Victime, malgré lui, du réchauffement climatique, le Bhoutan veut être en avance en matière de développement durable. Le pays est l'un des rares au monde à absorber, et non émettre, des gaz à effets de serre grâce à ses forêts qui couvrent 82 % de sa surface. Le Bhoutan s'est engagé, dans sa Constitution, à protéger ses forêts sur un minimum de 60 % de son territoire. "Nous sommes menacés par la fonte des glaciers, mais nous ne pouvons exercer aucune pression sur les pays industrialisés. Montrer l'exemple est la seule solution qu'il nous reste", explique Ugyen Tshewang, le dirigeant de la commission nationale sur l'environnement.
La protection de l'environnement est l'un des quatre piliers du bonheur national brut, la doctrine qui régit la politique de développement du pays. Le Bhoutan sacrifie des points de croissance pour préserver sa forêt, refuse d'ouvrir des mines au nom de la préservation de l'environnement et construit des "routes écologiques", sans grues, le long des sites protégés.
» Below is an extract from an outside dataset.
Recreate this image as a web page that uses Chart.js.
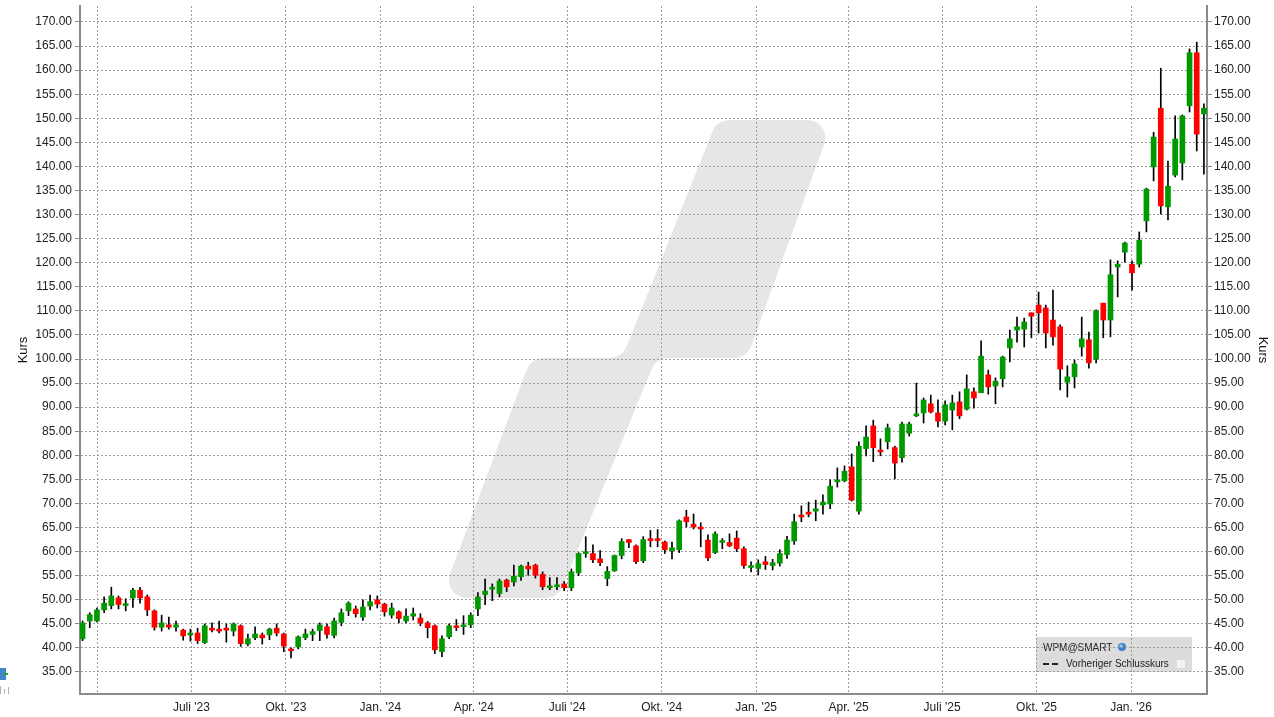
<!DOCTYPE html>
<html>
<head>
<meta charset="utf-8">
<script src="https://cdn.jsdelivr.net/npm/chart.js@4.4.0/dist/chart.umd.min.js"></script>
<style>
  html, body { margin: 0; padding: 0; background: #fff; }
  #wrap { width: 1274px; height: 717px; }
</style>
</head>
<body>
<div id="wrap"><canvas id="chart" width="1274" height="717"></canvas></div>
<script>
// Wochenkerzen WPM@SMART, eine Kerze pro Woche (Freitag)
const firstWeek = "2023-03-17";

const open = [
  41.9, 45.6, 45.6, 47.9, 48.8, 50.4, 48.8, 50.4, 52.0, 50.6,
  47.7, 44.3, 44.8, 44.3, 43.7, 42.7, 43.1, 41.1, 44.1, 43.9,
  44.1, 43.5, 44.6, 40.8, 42.1, 42.7, 42.7, 44.1, 42.9, 39.8,
  40.2, 42.1, 42.8, 43.6, 44.4, 42.6, 45.3, 47.7, 48.1, 46.4,
  48.7, 50.0, 49.1, 46.8, 47.5, 45.6, 46.6, 46.2, 45.2, 44.6,
  39.2, 42.3, 44.6, 44.4, 44.8, 48.1, 51.1, 52.2, 51.3, 54.1,
  53.7, 54.8, 57.0, 57.2, 55.3, 52.5, 52.7, 53.3, 52.5, 55.6,
  59.6, 59.6, 58.5, 54.4, 56.0, 59.2, 62.5, 61.2, 58.1, 62.7,
  62.7, 62.0, 60.2, 60.4, 67.2, 65.7, 65.1, 62.4, 59.8, 61.9,
  61.9, 62.8, 60.6, 56.7, 56.5, 57.9, 57.1, 57.6, 59.4, 62.2,
  67.6, 68.2, 68.4, 69.7, 69.9, 74.5, 74.7, 77.6, 68.4, 81.4,
  86.1, 81.1, 82.8, 81.6, 79.5, 84.6, 88.2, 88.8, 90.7, 88.8,
  87.1, 89.4, 91.1, 89.6, 93.2, 93.0, 96.7, 94.4, 95.9, 102.3,
  106.0, 106.2, 109.6, 111.2, 110.6, 108.1, 106.7, 95.2, 96.3, 102.5,
  104.0, 100.0, 111.6, 108.1, 119.1, 122.2, 119.7, 119.7, 128.7, 139.9,
  152.1, 131.6, 138.2, 140.7, 152.6, 163.6, 150.9
];
const high = [
  45.6, 47.3, 48.3, 50.6, 52.6, 50.8, 50.2, 52.4, 52.6, 51.0,
  47.9, 46.8, 46.4, 45.6, 43.9, 43.9, 44.1, 45.0, 45.2, 45.6,
  45.0, 45.2, 44.8, 42.9, 44.4, 43.1, 44.1, 45.0, 43.1, 40.0,
  42.5, 43.9, 43.9, 45.2, 45.0, 46.2, 48.1, 49.6, 48.7, 50.0,
  51.0, 50.8, 49.3, 49.3, 47.7, 48.1, 48.3, 47.1, 45.5, 44.8,
  42.5, 45.0, 45.9, 46.7, 47.3, 51.5, 54.3, 53.3, 54.3, 54.3,
  57.2, 57.2, 57.8, 57.4, 55.8, 54.6, 54.6, 53.8, 56.4, 59.8,
  63.1, 61.4, 60.2, 56.9, 59.3, 62.7, 62.5, 61.4, 63.1, 64.4,
  64.6, 62.2, 62.0, 66.6, 68.6, 67.8, 66.0, 63.5, 64.1, 62.7,
  63.7, 64.3, 61.0, 57.9, 58.3, 59.0, 58.4, 60.4, 63.2, 67.8,
  69.5, 70.3, 70.7, 71.8, 74.9, 77.4, 77.8, 80.3, 82.8, 86.1,
  87.3, 83.4, 86.5, 81.9, 86.9, 86.9, 95.0, 91.9, 92.5, 91.5,
  91.3, 92.5, 93.2, 96.7, 94.0, 103.8, 97.7, 96.1, 100.6, 106.0,
  108.7, 108.5, 109.6, 113.9, 111.2, 114.3, 107.1, 98.6, 99.8, 108.7,
  105.6, 110.2, 111.6, 120.6, 120.4, 124.3, 120.4, 126.4, 135.5, 147.1,
  160.4, 141.1, 150.5, 150.7, 164.4, 165.8, 153.0
];
const low = [
  41.5, 44.2, 45.4, 47.3, 48.1, 48.1, 47.7, 48.4, 49.3, 46.7,
  43.7, 43.5, 43.9, 43.5, 41.6, 41.4, 40.9, 40.9, 43.3, 43.1,
  41.2, 42.5, 40.3, 40.4, 41.7, 40.8, 41.7, 42.5, 39.2, 37.9,
  39.8, 41.7, 41.5, 41.5, 42.0, 42.1, 44.6, 46.7, 46.4, 45.7,
  47.9, 48.3, 46.6, 46.2, 45.2, 45.2, 45.8, 44.6, 42.1, 38.8,
  38.2, 41.9, 43.6, 42.8, 44.2, 46.7, 49.0, 49.8, 50.6, 51.7,
  52.9, 54.0, 55.1, 54.5, 52.1, 52.1, 52.1, 51.9, 51.9, 55.0,
  58.8, 57.7, 57.1, 52.9, 55.9, 58.5, 60.8, 57.5, 57.7, 61.0,
  61.0, 59.6, 58.5, 59.8, 65.1, 64.7, 61.0, 58.1, 59.6, 60.6,
  61.0, 60.0, 56.5, 55.8, 55.2, 56.3, 56.2, 57.0, 58.6, 61.5,
  66.2, 67.2, 66.4, 67.8, 68.9, 73.4, 74.5, 70.5, 67.8, 79.9,
  78.7, 79.9, 81.3, 75.1, 78.6, 84.0, 88.0, 86.7, 88.8, 85.9,
  86.3, 85.3, 87.6, 89.4, 89.8, 93.0, 92.7, 90.7, 94.2, 99.4,
  103.5, 102.5, 104.4, 105.4, 102.3, 102.9, 93.6, 92.1, 94.0, 100.6,
  98.1, 99.2, 104.4, 104.6, 112.9, 120.1, 114.3, 119.1, 126.4, 137.0,
  130.1, 128.9, 137.8, 137.2, 151.3, 143.2, 138.4
];
const close = [
  45.2, 46.9, 47.9, 49.3, 50.8, 49.0, 49.2, 52.0, 50.4, 47.9,
  44.3, 45.2, 44.3, 44.8, 42.5, 43.1, 41.5, 44.6, 43.7, 43.5,
  43.7, 45.0, 40.9, 41.9, 42.9, 42.1, 43.9, 43.1, 40.4, 39.4,
  42.3, 42.9, 43.4, 44.8, 42.8, 45.6, 47.3, 49.3, 47.1, 48.5,
  49.6, 49.1, 47.5, 48.3, 46.1, 46.6, 47.1, 45.2, 44.2, 39.6,
  41.9, 44.6, 44.2, 44.8, 46.8, 50.6, 51.8, 52.6, 53.9, 52.7,
  54.9, 57.0, 56.4, 55.1, 52.7, 52.9, 53.1, 52.5, 55.8, 59.6,
  60.0, 58.3, 57.7, 55.9, 59.2, 62.1, 61.9, 57.9, 62.5, 62.3,
  62.3, 60.4, 60.8, 66.4, 66.2, 65.1, 64.7, 58.7, 63.7, 62.3,
  61.2, 60.6, 57.1, 57.1, 57.5, 57.3, 57.7, 59.6, 62.4, 66.2,
  67.2, 67.8, 68.9, 70.3, 73.6, 74.9, 76.7, 70.7, 81.9, 83.8,
  81.6, 80.7, 85.7, 78.4, 86.5, 86.5, 88.6, 91.5, 89.0, 87.1,
  90.5, 90.9, 88.2, 93.8, 91.9, 100.6, 94.2, 95.4, 100.4, 104.2,
  106.7, 107.7, 108.9, 109.6, 105.4, 104.6, 97.9, 96.3, 99.0, 104.2,
  99.2, 110.0, 108.1, 117.5, 119.7, 124.1, 117.9, 124.7, 135.3, 146.1,
  131.8, 135.9, 145.7, 150.5, 163.6, 146.7, 152.1
];

// Quartalsanfänge für die X-Achse
const quarterDates = ["2023-04-01", "2023-07-01", "2023-10-01", "2024-01-01", "2024-04-01", "2024-07-01",
  "2024-10-01", "2025-01-01", "2025-04-01", "2025-07-01", "2025-10-01", "2026-01-01"];
const quarterLabels = ["", "Juli '23", "Okt. '23", "Jan. '24", "Apr. '24", "Juli '24",
  "Okt. '24", "Jan. '25", "Apr. '25", "Juli '25", "Okt. '25", "Jan. '26"];
const yTicks = [];
for (let v = 35; v <= 170; v += 5) yTicks.push(v);

const FONT = '"Liberation Sans", Arial, sans-serif';

function dayOf(s) {
    const p = s.split("-").map(Number);
    return (Date.UTC(p[0], p[1] - 1, p[2]) - Date.UTC(2023, 3, 1)) / 86400000;
}

const days = open.map((_, i) => dayOf(firstWeek) + 7 * i);
const quarterDays = quarterDates.map(dayOf);
const bodyData = days.map((d, i) => ({ x: d, y: [open[i], close[i]] }));
const wickData = days.map((d, i) => ({ x: d, y: [low[i], high[i]] }));
const bodyColors = open.map((o, i) => close[i] >= o ? "#009a00" : "#ff0000");

function roundedPoly(c, pts, r) {
    const n = pts.length;
    const a = pts[n - 1], b = pts[0];
    c.beginPath();
    c.moveTo((a[0] + b[0]) / 2, (a[1] + b[1]) / 2);
    for (let i = 0; i < n; i++) {
        const p = pts[i], q = pts[(i + 1) % n];
        c.arcTo(p[0], p[1], q[0], q[1], r);
    }
    c.closePath();
}

// Hintergrund: Wasserzeichen, Legende, kleine Symbole
const backdrop = {
    id: "backdrop",
    beforeDraw(chart) {
        const c = chart.ctx;
        c.save();
        c.fillStyle = "#ffffff";
        c.fillRect(0, 0, chart.width, chart.height);

        c.fillStyle = "#e6e6e6";
        roundedPoly(c, [[441, 598], [531, 358], [622, 358], [717, 120], [833, 120], [747, 358], [656, 358], [558, 598]], 18);
        c.fill();

        c.fillStyle = "#dcdcdc";
        c.fillRect(1036, 637, 156, 35);
        c.fillStyle = "#222";
        c.font = "10px " + FONT;
        c.textBaseline = "middle";
        c.fillText("WPM@SMART", 1043, 648);
        c.fillStyle = "#3d7fc9";
        c.beginPath();
        c.arc(1122, 647, 4, 0, Math.PI * 2);
        c.fill();
        c.fillStyle = "#9fc4ea";
        c.beginPath();
        c.arc(1121, 646, 1.8, 0, Math.PI * 2);
        c.fill();

        c.strokeStyle = "#222";
        c.lineWidth = 2;
        c.setLineDash([6, 3]);
        c.beginPath();
        c.moveTo(1043, 664);
        c.lineTo(1060, 664);
        c.stroke();
        c.setLineDash([]);
        c.fillStyle = "#222";
        c.font = "10px " + FONT;
        c.fillText("Vorheriger Schlusskurs", 1066, 664);
        c.fillStyle = "#f4f4f4";
        c.fillRect(1177, 660, 8, 8);

        c.fillStyle = "#3f86cc";
        c.fillRect(0, 668, 6, 12);
        c.fillStyle = "#2aa02a";
        c.fillRect(4, 673, 4, 2);
        c.fillStyle = "#b0b0b0";
        c.fillRect(0, 686, 1, 8);
        c.fillRect(4, 689, 1, 5);
        c.fillRect(8, 687, 1, 7);
        c.restore();
    }
};

const yBase = {
    min: 30.43,
    max: 173.32,
    afterBuildTicks: s => { s.ticks = yTicks.map(v => ({ value: v })); },
    ticks: { font: { family: FONT, size: 12 }, color: "#222", padding: 3, callback: v => v.toFixed(2) },
    border: { display: true, color: "#8a8a8a", width: 2, dash: [2, 2] },
    title: { display: true, text: "Kurs", color: "#111", font: { family: FONT, size: 13 } }
};

new Chart(document.getElementById("chart"), {
    type: "bar",
    data: {
        datasets: [
            {
                label: "Kerze",
                data: bodyData,
                backgroundColor: bodyColors,
                borderWidth: 0,
                barThickness: 5,
                minBarLength: 1,
                grouped: false
            },
            {
                label: "Docht",
                data: wickData,
                backgroundColor: "#000000",
                borderWidth: 0,
                barThickness: 1,
                grouped: false
            }
        ]
    },
    options: {
        responsive: false,
        animation: false,
        events: [],
        layout: { padding: { top: 6 } },
        plugins: { legend: { display: false }, tooltip: { enabled: false } },
        scales: {
            x: {
                type: "linear",
                min: -17.5,
                max: 1080,
                offset: false,
                afterBuildTicks: s => { s.ticks = quarterDays.map(v => ({ value: v })); },
                afterFit: s => { s.height = 23; s.paddingLeft = 0; s.paddingRight = 0; },
                grid: { offset: false, color: "#9c9c9c", drawTicks: false },
                border: { display: true, color: "#8a8a8a", width: 2, dash: [2, 2] },
                ticks: {
                    autoSkip: false,
                    maxRotation: 0,
                    padding: 6,
                    color: "#222",
                    font: { family: FONT, size: 12 },
                    callback: v => quarterLabels[quarterDays.indexOf(v)] || ""
                }
            },
            y: Object.assign({}, yBase, {
                position: "left",
                afterFit: s => { s.width = 80; s.paddingTop = 0; s.paddingBottom = 0; },
                grid: { color: "#9c9c9c", tickLength: 5, tickColor: "#8a8a8a" },
                title: Object.assign({}, yBase.title, { padding: { top: 16, bottom: 0 } })
            }),
            y2: Object.assign({}, yBase, {
                position: "right",
                afterFit: s => { s.width = 67; s.paddingTop = 0; s.paddingBottom = 0; },
                grid: { drawOnChartArea: false, tickLength: 5, tickColor: "#8a8a8a" },
                ticks: Object.assign({}, yBase.ticks, { padding: 2 }),
                title: Object.assign({}, yBase.title, { padding: { top: 4, bottom: 0 } })
            })
        }
    },
    plugins: [backdrop]
});
</script>
</body>
</html>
"Le développement durable nous coûte cher, mais nous avons également besoin de l'aide l'Occident, surtout au niveau technologique", plaide Ugyen Tshewang. Conscient du danger qui le guette, le royaume a déjà entrepris de protéger ses espèces. La biodiversité qu'il abrite est l'une des plus riches de la planète avec 5 600 variétés de plantes et 600 espèces d'oiseaux recensées. 40 espèces d'oiseaux et de mammifères sont déjà en voie d'extinction. Au Bhoutan, une ère nouvelle a déjà commencé, celle du réchauffement climatique.